Usually when one is ugly crying in this house, it is me. But not tonight. Tonight my heart broke as I realized the ugly cry was coming from my six year old...lolli. I walked up to the door and listened in a bit. My heart was hoping that her tears were over something mundane...a book was ripped, she can't find her pillow, her blankaby is missing...I knew in my heart this wasn't the case, but I still hoped.
As I listened at the door I heard her cry out to God through her tears "I miss my daddy! I just miss him so much. I need my daddy!" I didn't know if I should open the door or not. For a moment I felt frozen...I hate watching my child grieve. I also knew that she was grieving to the One who could comfort her more than I could...
After what felt like ages, but was probably more like thirty seconds, I decided to go in. I opened the door and saw her curled up in a ball on her bed. She had her Bible next to her and she was crying so hard. I said, "Are you okay Lolli?" She said, "I just miss my daddy so much! I am crying because I just miss him so much."
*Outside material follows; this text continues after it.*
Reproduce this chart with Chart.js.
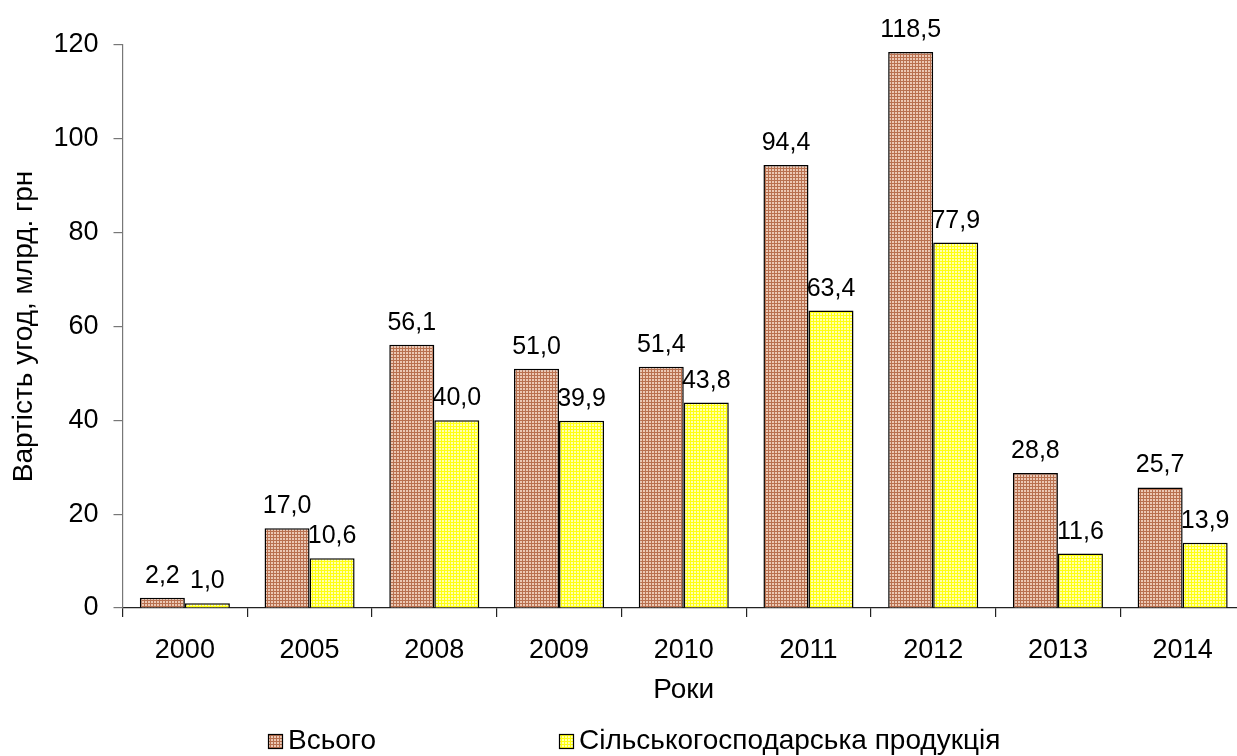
<!DOCTYPE html>
<html>
<head>
<meta charset="utf-8">
<script src="https://cdn.jsdelivr.net/npm/chart.js@4"></script>
<style>
  html, body { margin: 0; padding: 0; background: #fff; overflow: hidden; }
  #wrap { position: relative; width: 1247px; height: 756px; }
</style>
</head>
<body>
<div id="wrap"><canvas id="c"></canvas></div>
<script>
// ---- data ----
const years = ['2000', '2005', '2008', '2009', '2010', '2011', '2012', '2013', '2014'];
const totalValues = [2.2, 17.0, 56.1, 51.0, 51.4, 94.4, 118.5, 28.8, 25.7];
const agroValues = [1.0, 10.6, 40.0, 39.9, 43.8, 63.4, 77.9, 11.6, 13.9];
const seriesNames = ['Всього', 'Сільськогосподарська продукція'];
const yTitle = 'Вартість угод, млрд. грн';
const xTitle = 'Роки';

const FONT = 'Liberation Sans, Arial, sans-serif';
const canvas = document.getElementById('c');
const ctx0 = canvas.getContext('2d');

function makePattern(base, light) {
  const t = document.createElement('canvas');
  t.width = 3; t.height = 3;
  const g = t.getContext('2d');
  g.fillStyle = base; g.fillRect(0, 0, 3, 3);
  g.fillStyle = light; g.fillRect(1, 1, 2, 2);
  return ctx0.createPattern(t, 'repeat');
}
const brownPat = makePattern('#b8704f', '#ecc8b4');
const yellowPat = makePattern('#ffff10', '#ffffb0');

const fmt = v => v.toFixed(1).replace('.', ',');

const valueLabels = {
  id: 'valueLabels',
  afterDatasetsDraw(chart) {
    const ctx = chart.ctx;
    ctx.save();
    ctx.font = '25px ' + FONT;
    ctx.fillStyle = '#000';
    ctx.textAlign = 'center';
    ctx.textBaseline = 'alphabetic';
    chart.data.datasets.forEach((ds, di) => {
      chart.getDatasetMeta(di).data.forEach((bar, i) => {
        ctx.fillText(fmt(ds.data[i]), bar.x, bar.y - 15);
      });
    });
    ctx.restore();
  }
};

const customLegend = {
  id: 'customLegend',
  afterDraw(chart) {
    const ctx = chart.ctx;
    const boxLefts = [268, 559];
    const yc = 741;
    ctx.save();
    ctx.font = '28px ' + FONT;
    ctx.textBaseline = 'middle';
    ctx.textAlign = 'left';
    chart.data.datasets.forEach((ds, i) => {
      const bx = boxLefts[i];
      ctx.fillStyle = ds.backgroundColor;
      ctx.fillRect(bx, yc - 7, 15, 15);
      ctx.strokeStyle = '#000';
      ctx.lineWidth = 1.2;
      ctx.strokeRect(bx + 0.5, yc - 6.5, 14, 14);
      ctx.fillStyle = '#000';
      ctx.fillText(ds.label, bx + 20, yc);
    });
    ctx.restore();
  }
};

new Chart(canvas, {
  type: 'bar',
  data: {
    labels: years,
    datasets: [
      { label: seriesNames[0], data: totalValues, backgroundColor: brownPat, borderColor: '#000', borderWidth: 1.5 },
      { label: seriesNames[1], data: agroValues, backgroundColor: yellowPat, borderColor: '#000', borderWidth: 1.5 }
    ]
  },
  options: {
    responsive: true,
    maintainAspectRatio: false,
    animation: false,
    layout: { padding: { top: 45, right: 2, bottom: 49.4, left: 0 } },
    datasets: { bar: { categoryPercentage: 0.722, barPercentage: 1.0 } },
    plugins: {
      legend: { display: false },
      tooltip: { enabled: false }
    },
    scales: {
      x: {
        afterFit: s => { s.height = 98.6; },
        grid: { offset: true, drawOnChartArea: false, drawTicks: true, tickLength: 9, color: '#222', lineWidth: 1.2 },
        border: { display: true, color: '#222', width: 1.2 },
        ticks: { font: { size: 27, family: FONT }, color: '#000', padding: 17 },
        title: { display: true, text: xTitle, font: { size: 28, family: FONT }, color: '#000', padding: { top: 10, bottom: 0 } }
      },
      y: {
        min: 0, max: 120,
        afterFit: s => { s.width = 122.5; },
        grid: { drawOnChartArea: false, drawTicks: true, tickLength: 9, color: '#777', lineWidth: 1.2 },
        border: { display: true, color: '#777', width: 1.2 },
        ticks: { stepSize: 20, font: { size: 27, family: FONT }, color: '#000', padding: 15 },
        title: { display: true, text: yTitle, font: { size: 28, family: FONT }, color: '#000', padding: { top: 7, bottom: 0 } }
      }
    }
  },
  plugins: [valueLabels, customLegend]
});
</script>
</body>
</html>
I climbed on her bed and wrapped my arms around her. In times like this, there really isn't much to say. This hurts. I am not going to try to minimize her feelings. I'm not going to fill her head with statements like "It'll be okay." No it won't. It's not okay. It sucks. It hurts. It isn't fair. And that's how life is sometimes.
I laid there holding her. I told her I loved her while she cried. I told her I miss him too. Then we prayed. We both took our feelings our Creator.
I will tell you...I am so hurt. This just sucks.